FILE PHOTO: An Exxon gas station is seen in Houston
FILE PHOTO: An Exxon gas station is seen in Houston

HOUSTON (Reuters) – Exxon Mobil Corp on Thursday sent a message to hundreds of union workers locked out of their jobs at its Beaumont, Texas, refinery saying that pay is greater at non-union sites.

“We are not allowed to make promises, and we will not do so. We can report that non-represented employees at comparable sites are paid 5% to 7% more and have similar benefits,” Exxon said in the message called a “decertification update.”

The message comes about two weeks before the 585 locked-out workers begin voting on removing United Steelworkers (USW) union Local 13-243 from the 369,000 barrel-per-day (bpd) refinery and adjoining lubricant oil plant.

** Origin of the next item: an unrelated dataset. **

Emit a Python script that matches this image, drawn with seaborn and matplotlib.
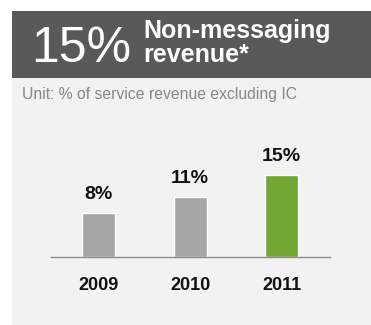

An official with the United Steelworkers union 13-243 had no immediate comment about the company message.

The workers are scheduled to vote by mail between Nov. 12 and Dec. 22 in a decertification election overseen by the U.S. National Labor Relations Board that, if successful, will remove the USW.

Last week, Exxon laid down two conditions for ending the lockout: Adoption of its proposed contract, or decertification of USW 13-243.

A majority of union members rejected the contract proposal in a secret-ballot vote on Oct. 19.

Exxon locked out the workers on May 1 after the union did not accept a proposal during four months of talks that eliminates job seniority, which gives employees a say over job assignments, assuring the most experienced workers operate refinery units, the USW has said.

Exxon has said ending job seniority and other changes are needed to ensure the refinery can be competitive in even low-margin environments.

Exxon continues to operate the refinery at about 60% of its capacity with managers and supervisors as well as temporary operators.